Known on social media as Yaya, Ms Liu is accused of regularly posting pro-Beijing commentary and referring to the island as "Taiwan province". Ms Liu, who has 480,000 followers on Douyin, a TikTok-like video-sharing platform in China, has also allegedly posted content that said Taiwan is "an inseparable part of China".

"The complete unification of the motherland is a necessity, regardless of what the Taiwanese people want,” she reportedly said in one of the videos.

"Peaceful unification is much harder than unification by force," she added. "It depends on what choices the Taiwanese people make."

In February Ms Liu posted on Douyin that she "would never back down".

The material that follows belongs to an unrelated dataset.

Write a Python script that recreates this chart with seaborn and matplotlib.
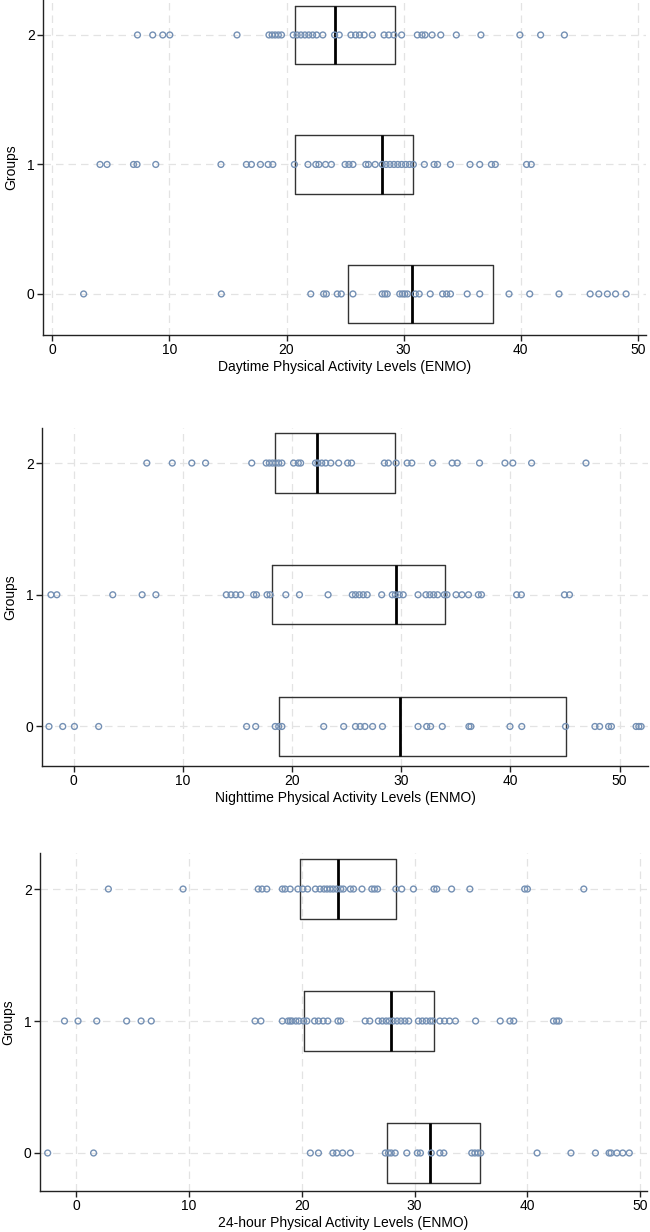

She said that she was "trying to promote the good on both sides" through her videos and "eliminate the chasm between people", according to BBC.

"I'm just analysing objectively and sharing my own views," she was quoted as saying.

The NIA warned online streamers that such actions could break the law and waste government resources on unnecessary paperwork.

The agency also stated that any act that threatens the country's democratic way of life is unacceptable.

Taiwan rejects China’s claims that the self-governed island is part of its territory. China claims the island of 23 million people is a breakaway province that must eventually be reunified with the mainland – by force if necessary – despite never having actually governed it.

Tensions have intensified between the two as the Chinese air force and navy have stepped up their presence near the island and president Lai Ching-te unveiled wide-ranging measures to counter infiltration efforts earlier this month.

Mr Lai called China a “foreign hostile force” for the first time and promised tougher measures, including the potential resumption of military trials for soldiers accused of treason or spying.

Ms Liu could not immediately be reached for comment.